Huit militaires congolais ont été condamnés, jeudi 6 juillet, à de lourdes peines dans l’affaire d’une vidéo montrant un présumé massacre de civils par des soldats au Kasaï, dans le centre de la République démocratique du Congo (RDC), après un mois de procès.

Le tribunal militaire de Mbuji-Mayi jugeait au total 9 militaires : deux ont été condamnés à vingt ans de prison, trois à quinze ans, un à douze mois, a déclaré à l’AFP Me Jimmy Bashile, avocat de la défense.

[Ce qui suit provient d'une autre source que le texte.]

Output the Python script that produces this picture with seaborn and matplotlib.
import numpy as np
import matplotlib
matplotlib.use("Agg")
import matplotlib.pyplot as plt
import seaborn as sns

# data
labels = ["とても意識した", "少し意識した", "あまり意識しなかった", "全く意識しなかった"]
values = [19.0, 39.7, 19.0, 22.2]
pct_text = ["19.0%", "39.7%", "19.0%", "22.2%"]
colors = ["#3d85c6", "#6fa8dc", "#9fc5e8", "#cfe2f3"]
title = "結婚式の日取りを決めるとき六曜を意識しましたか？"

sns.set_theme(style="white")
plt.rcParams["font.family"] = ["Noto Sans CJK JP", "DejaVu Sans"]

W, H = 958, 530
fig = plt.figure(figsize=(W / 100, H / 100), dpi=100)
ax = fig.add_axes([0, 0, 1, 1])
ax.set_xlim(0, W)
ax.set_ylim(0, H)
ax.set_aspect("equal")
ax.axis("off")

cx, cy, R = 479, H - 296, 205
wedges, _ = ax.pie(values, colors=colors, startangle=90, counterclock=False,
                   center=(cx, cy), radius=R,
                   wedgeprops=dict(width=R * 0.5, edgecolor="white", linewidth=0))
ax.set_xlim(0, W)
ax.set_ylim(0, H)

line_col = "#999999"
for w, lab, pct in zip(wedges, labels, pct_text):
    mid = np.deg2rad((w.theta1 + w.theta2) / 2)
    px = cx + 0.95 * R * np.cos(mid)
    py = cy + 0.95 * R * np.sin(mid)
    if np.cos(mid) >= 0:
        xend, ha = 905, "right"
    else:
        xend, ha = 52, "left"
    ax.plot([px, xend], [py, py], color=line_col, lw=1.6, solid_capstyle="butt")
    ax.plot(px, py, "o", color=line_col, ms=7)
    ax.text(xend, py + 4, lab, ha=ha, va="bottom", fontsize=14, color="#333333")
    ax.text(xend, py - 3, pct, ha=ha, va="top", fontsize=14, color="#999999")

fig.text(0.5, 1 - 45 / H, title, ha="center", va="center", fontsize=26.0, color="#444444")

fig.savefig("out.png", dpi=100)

Par ailleurs, deux militaires en fuite ont été condamnés par contumace à la prison à perpétuité, et le neuvième a été acquitté.

D’abord poursuivis pour « crimes de guerre »

Les militaires en fuite et ceux condamnés à vingt et quinze ans de prison ont été reconnus coupables de meurtre. Celui condamné à un an l’a été pour « non dénonciation de l’infraction commise par un agent militaire ».

Ces militaires étaient d’abord poursuivis pour « crimes de guerre » dans cette région où l’armée combat la rébellion Kamwina Nsapu, du nom du chef traditionnel tué en août 2016 par la police après s’être révolté contre les autorités de Kinshasa.

Ils ont été jugés dans l’affaire d’une vidéo supposée avoir été tournée dans le village de Mwanza-Lomba, dans le Kasaï-Oriental, montrant ce qui apparaît comme une scène de massacre par des militaires de civils armés de bâtons. La vidéo avait été largement partagée sur les réseaux sociaux. Le tribunal a ensuite abandonné la charge de « crimes de guerre » pour ne retenir notamment que l’infraction de « meurtre ».

Le Bureau conjoint de l’ONU aux droits de l’homme en RDC (BCNUDH) avait alors regretté l’absence de poursuite pour « crimes contre l’humanité » contre ces soldats, car cela aurait constitué « un signal fort en direction de tous ceux qui sont impliqués dans les violences au Kasaï ».

Deux experts onusiens assassinés

Depuis septembre 2016, quatre provinces du Kasaï sont secouées par des violences meurtrières qui impliquent des miliciens, des soldats et des policiers, ayant causé plus de 3 000 morts, selon l’Eglise catholique congolaise, et 1,3 million de déplacés selon l’ONU, qui y a dénombré 42 fosses communes. Kinshasa avait déclaré le 26 juin en avoir découvert 10 de plus.

En mars, deux experts onusiens – l’Américain Michael Sharp et la Suédo-Chilienne Zaïda Catalan – missionnés par le secrétaire général de l’ONU pour enquêter sur ces violences, ont été assassinés dans le Kasaï-Central. Le procès de leurs assassins présumés est en cours à Kananga, la capitale du Kasaï-Central.

L’ONU accuse les rebelles Kamwina Nsapu d’enrôler des enfants et d’avoir commis des atrocités, tout en dénonçant l’usage disproportionné et indiscriminé de la force par l’armée congolaise « ainsi que la mobilisation et l’armement des milices supplétives » par les autorités.

Inquiétude de la communauté internationale

Ces violences qui sèment la terreur parmi la population mettent à mal le pouvoir de Kinshasa, fragilisé par une crise politique liée au maintien au pouvoir du président Joseph Kabila au-delà du terme de son mandat qui a expiré depuis le 19 décembre 2016.

Depuis plusieurs mois, le conflit au Kasaï suscite l’inquiétude de la communauté internationale, dans un climat tendu avec la RDC qui refuse toute enquête internationale indépendante, réclamée par l’ONU comme par les ONG.

Mardi, un collectif d’ONG congolaises du Kasaï a accusé la communauté internationale et le gouvernement congolais de « légèreté » dans la gestion de cette crise sécuritaire et humanitaire au Kasaï.